Lei è un attore molto amato, e ci sono persone che conoscono a memorie le battute dei suoi film. Che rapporto ha con i suoi fan?
«Ho un carattere piuttosto schivo, e quindi mi sottraggo alla folla. Ma recentemente ho voluto fare un omaggio a un gruppo di fan che si ritrovano ogni anno a Carbonara Ticino per ricostruire la scena di Il ragazzo di campagna in cui i paesani si siedono davanti ai binari ad aspettare l’arrivo del treno. Quest’anno ho voluto far loro una sorpresa e sono andato anche io, portandomi la sedia in auto e sistemandomi in mezzo al pubblico. È stato molto divertente!».
Quanto è importante per lei la famiglia?
«Moltissimo, ho due figli e cinque nipoti, a cui aggiungo anche i sette nipoti di mio fratello, e mi trovo quindi spesso circondato dai bambini, che io amo, e da cui sono ricambiato. Con mio fratello ho anche aperto la locanda Pozzetto a Laveno-Mombello, sul Lago Maggiore: dieci camere con una magnifica vista e un ristorante con un cuoco fantastico, Luigi Pavanello, che stimo molto».
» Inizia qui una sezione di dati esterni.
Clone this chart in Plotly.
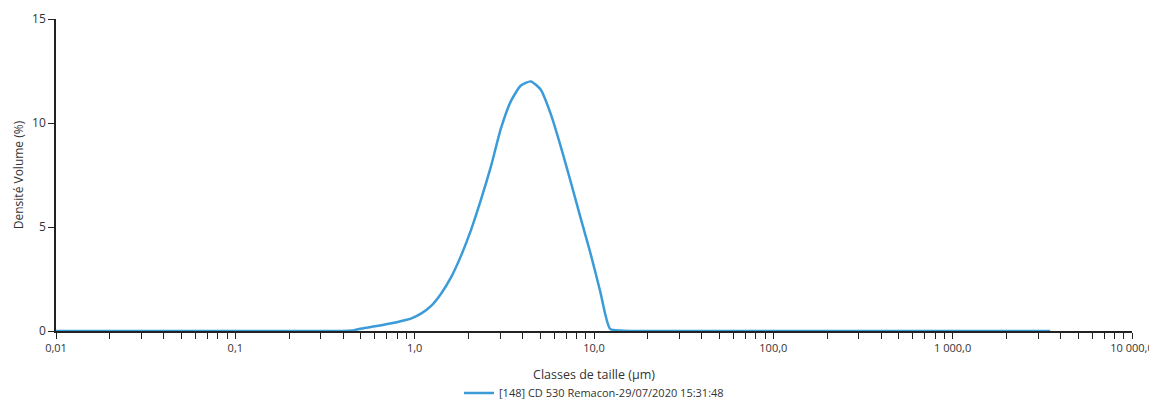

Le capita di andarci spesso?
«Solo nei tempi morti, perché non mi piace trovarmi nella folla che subito tira fuori i telefonini per scattare foto».
Quando la rivedremo al cinema?
«Spero presto. Sto lavorando a un film dal titolo Una mucca in paradiso, dove c’è un nonno di campagna che arriva a Milano per curare un prato del Bosco verticale e porta con sé la sua mucca e si mette a fare il formaggio sopra il grattacielo».
Lei si sente un milanese doc?
«Certo, anche se non ci sono nato, ci vivo e trovo che stia attraversando un ottimo periodo, che sia una città fiorente. Ne vado fiero».